A critical issue organisations face – especially when a large number of SD-WAN devices have been deployed – is orchestrating communications, workflows, and other traffic between branch offices.

Since SD-WAN enables direct connections to the internet, building a communications overlay requires a complex, fully meshed VPN solution that can be a nightmare to design, implement, and manage.

Integration, automation and simplification

The solution to these challenges is to create an integrated management solution that takes a security-driven networking approach and weaves SD-WAN and security functionality into a single console that delivers a full visibility across the entire environment.

As a result, businesses can deploy security and networking as a single solution, not only supporting advanced routing protocols, such as load balancing and optimizing connections, but also providing advanced security. Without that integration, the branch will become the weakest link in an organization’s security chain.

A centralised SD-WAN orchestration and management can decrease threat remediation time from months to minutes by coordinating policy-based automated responses across the distributed security architecture, unlocking security workflows, and threat intelligence gathering and implementation.
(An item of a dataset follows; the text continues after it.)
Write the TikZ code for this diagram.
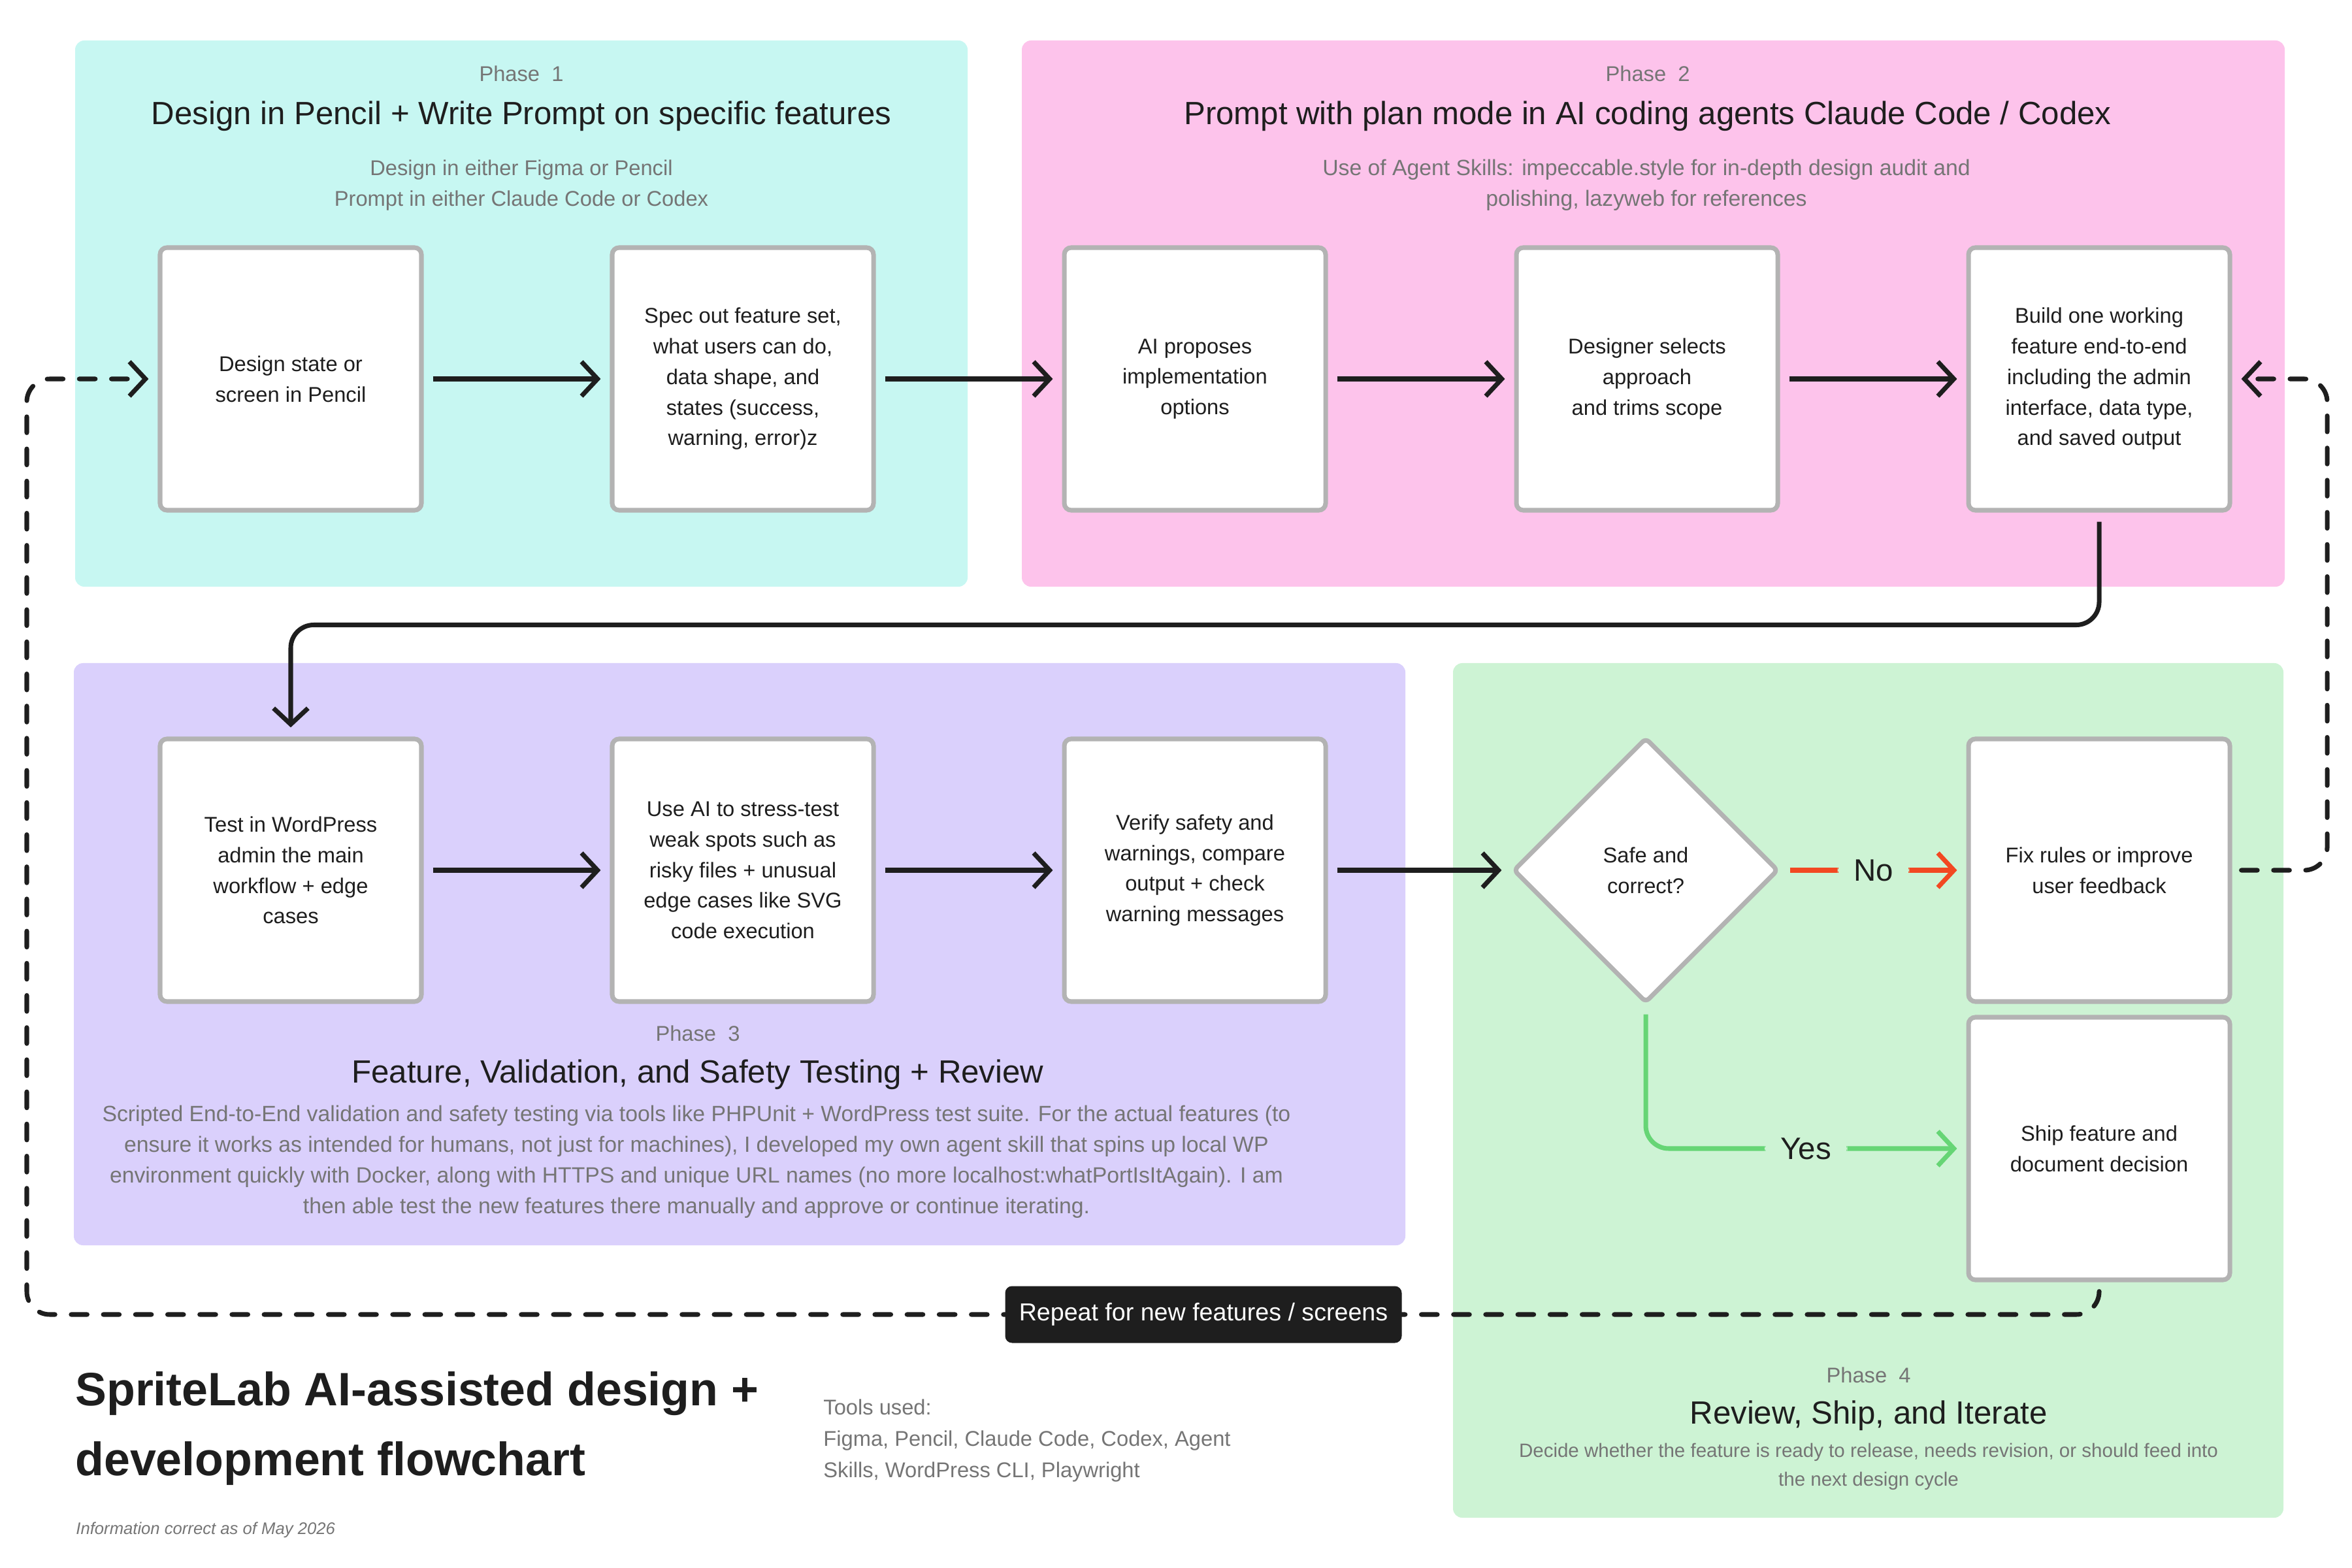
\documentclass[tikz,border=0pt]{standalone}
\usepackage{fontspec}
\setmainfont{Liberation Sans}
\usepackage{tikz}
\usetikzlibrary{arrows.meta,positioning,shapes.geometric}
\usepackage{xcolor}
\definecolor{ink}{HTML}{1E1E1E}
\definecolor{boxgray}{HTML}{B3B3B3}
\definecolor{txtgray}{HTML}{757575}
\definecolor{phcyan}{HTML}{C7F7F2}
\definecolor{phpink}{HTML}{FDC3EB}
\definecolor{phlilac}{HTML}{DAD0FC}
\definecolor{phgreen}{HTML}{CDF3D4}
\definecolor{nored}{HTML}{F24822}
\definecolor{yesgreen}{HTML}{66D575}

\begin{document}
\begin{tikzpicture}[
  panel/.style={rounded corners=4pt,inner sep=0pt},
  box/.style={draw=boxgray,line width=2pt,fill=white,rounded corners=3pt,minimum width=4cm,minimum height=4.02cm,align=center,text=ink,font=\fontsize{9.3}{13.3}\selectfont},
  decision/.style={diamond,draw=boxgray,line width=2pt,fill=white,rounded corners=2pt,minimum width=4.06cm,minimum height=4.06cm,inner sep=0pt,align=center,text=ink,font=\fontsize{9.3}{13.3}\selectfont},
  phlbl/.style={text=txtgray,font=\fontsize{9.3}{12}\selectfont},
  phttl/.style={text=ink,font=\fontsize{14}{16}\selectfont},
  phsub/.style={text=txtgray,align=center,font=\fontsize{9.6}{13.4}\selectfont},
  arr/.style={-{Straight Barb[length=7pt,width=15pt]},line width=2pt,draw=ink,shorten <=4pt,shorten >=4pt,rounded corners=10pt},
  backarr/.style={-{Straight Barb[length=7pt,width=15pt]},line width=2pt,draw=ink,dash pattern=on 7pt off 7pt,line cap=round,shorten >=4pt,shorten <=4pt,rounded corners=10pt},
  choice/.style={font=\fontsize{13.5}{15}\selectfont,text=ink,fill=phgreen,inner xsep=7pt}
]
\useasboundingbox (0,0) rectangle (36,-24);

\node[panel,fill=phcyan,minimum width=13.66cm,minimum height=8.36cm] (ph1) at (7.98,-4.80) {};
\node[panel,fill=phpink,minimum width=19.33cm,minimum height=8.36cm] (ph2) at (25.305,-4.80) {};
\node[panel,fill=phlilac,minimum width=20.38cm,minimum height=8.91cm] (ph3) at (11.32,-14.605) {};
\node[panel,fill=phgreen,minimum width=12.71cm,minimum height=13.08cm] (ph4) at (28.595,-16.69) {};

\node[phlbl] (ph1lbl) at (7.98,-1.13) {Phase\ \ 1};
\node[phttl] (ph1ttl) at (7.98,-1.78) {Design in Pencil + Write Prompt on specific features};
\node[phsub,font=\fontsize{9.3}{13.4}\selectfont] (ph1sub) at (7.98,-2.835) {Design in either Figma or Pencil\\Prompt in either Claude Code or Codex};
\node[phlbl] (ph2lbl) at (25.22,-1.13) {Phase\ \ 2};
\node[phttl] (ph2ttl) at (25.22,-1.78) {Prompt with plan mode in AI coding agents Claude Code / Codex};
\node[phsub] (ph2sub) at (25.2,-2.835) {Use of Agent Skills: impeccable.style for in-depth design audit and\\polishing, lazyweb for references};
\node[phlbl] (ph3lbl) at (10.68,-15.82) {Phase\ \ 3};
\node[phttl] (ph3ttl) at (10.68,-16.45) {Feature, Validation, and Safety Testing + Review};
\node[phsub] (ph3sub) at (10.66,-17.785) {Scripted End-to-End validation and safety testing via tools like PHPUnit + WordPress test suite. For the actual features (to\\ensure it works as intended for humans, not just for machines), I developed my own agent skill that spins up local WP\\environment quickly with Docker, along with HTTPS and unique URL names (no more localhost:whatPortIsItAgain). I am\\then able test the new features there manually and approve or continue iterating.};
\node[phlbl] (ph4lbl) at (28.6,-21.05) {Phase\ \ 4};
\node[phttl] (ph4ttl) at (28.6,-21.67) {Review, Ship, and Iterate};
\node[phsub,font=\fontsize{8.4}{12.4}\selectfont] (ph4sub) at (28.6,-22.45) {Decide whether the feature is ready to release, needs revision, or should feed into\\the next design cycle};

\node[box] (design) at (4.45,-5.80) {Design state or\\screen in Pencil};
\node[box] (spec) at (11.37,-5.80) {Spec out feature set,\\what users can do,\\data shape, and\\states (success,\\warning, error)z};
\node[box] (propose) at (18.29,-5.80) {AI proposes\\implementation\\options};
\node[box] (select) at (25.21,-5.80) {Designer selects\\approach\\and trims scope};
\node[box] (build) at (32.13,-5.80) {Build one working\\feature end-to-end\\including the admin\\interface, data type,\\and saved output};
\node[box] (wptest) at (4.45,-13.32) {Test in WordPress\\admin the main\\workflow + edge\\cases};
\node[box] (stress) at (11.37,-13.32) {Use AI to stress-test\\weak spots such as\\risky files + unusual\\edge cases like SVG\\code execution};
\node[box] (verify) at (18.29,-13.32) {Verify safety and\\warnings, compare\\output + check\\warning messages};
\node[decision] (safe) at (25.19,-13.32) {Safe and\\correct?};
\node[box] (fix) at (32.13,-13.32) {Fix rules or improve\\user feedback};
\node[box] (ship) at (32.13,-17.58) {Ship feature and\\document decision};

\draw[arr] (design) -- (spec);
\draw[arr] (spec) -- (propose);
\draw[arr] (propose) -- (select);
\draw[arr] (select) -- (build);
\draw[arr] (build.south) -- ++(0,-1.72) -| (wptest.north);
\draw[arr] (wptest) -- (stress);
\draw[arr] (stress) -- (verify);
\draw[arr] (verify) -- (safe);
\draw[arr,draw=nored] (safe.east) -- node[choice] (nolbl) {No} (fix.west);
\draw[arr,draw=yesgreen] (safe.south) |- node[choice,pos=0.75] (yeslbl) {Yes} (ship.west);

\coordinate (fixturn) at (35.62,-13.32);
\coordinate (shipturn) at (0.41,-20.12);
\draw[backarr] (fix.east) -- (fixturn) |- (build.east);
\draw[backarr] (ship.south) |- (shipturn) |- (design.west);
\node[fill=ink,text=white,rounded corners=3pt,minimum width=6.07cm,minimum height=0.87cm,font=\fontsize{10.7}{12}\selectfont] (repeat) at (18.42,-20.12) {Repeat for new features / screens};

\node[anchor=west,align=left,text=ink,font=\fontsize{20.4}{30.4}\selectfont\bfseries] (title) at (1.03,-21.865) {SpriteLab AI-assisted design +\\development flowchart};
\node[anchor=west,align=left,text=txtgray,font=\fontsize{9.3}{13.6}\selectfont] (tools) at (12.48,-22.05) {Tools used:\\Figma, Pencil, Claude Code, Codex, Agent\\Skills, WordPress CLI, Playwright};
\node[anchor=west,text=txtgray,font=\fontsize{7.3}{9}\selectfont\itshape] (info) at (1.04,-23.42) {Information correct as of May 2026};
\end{tikzpicture}
\end{document}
Thus, any detected incident alert sent with contextual awareness data from a branch allows a network administrator to quickly determine a course of action to protect the entire enterprise against a potential coordinated attack.

By blending enterprise-class security and branch networking capabilities into a single, centralised management and orchestration system, organisations not only dramatically reduce cyber risk, they also reduce management complexity and total cost of ownership for a more efficient and more productive organisation.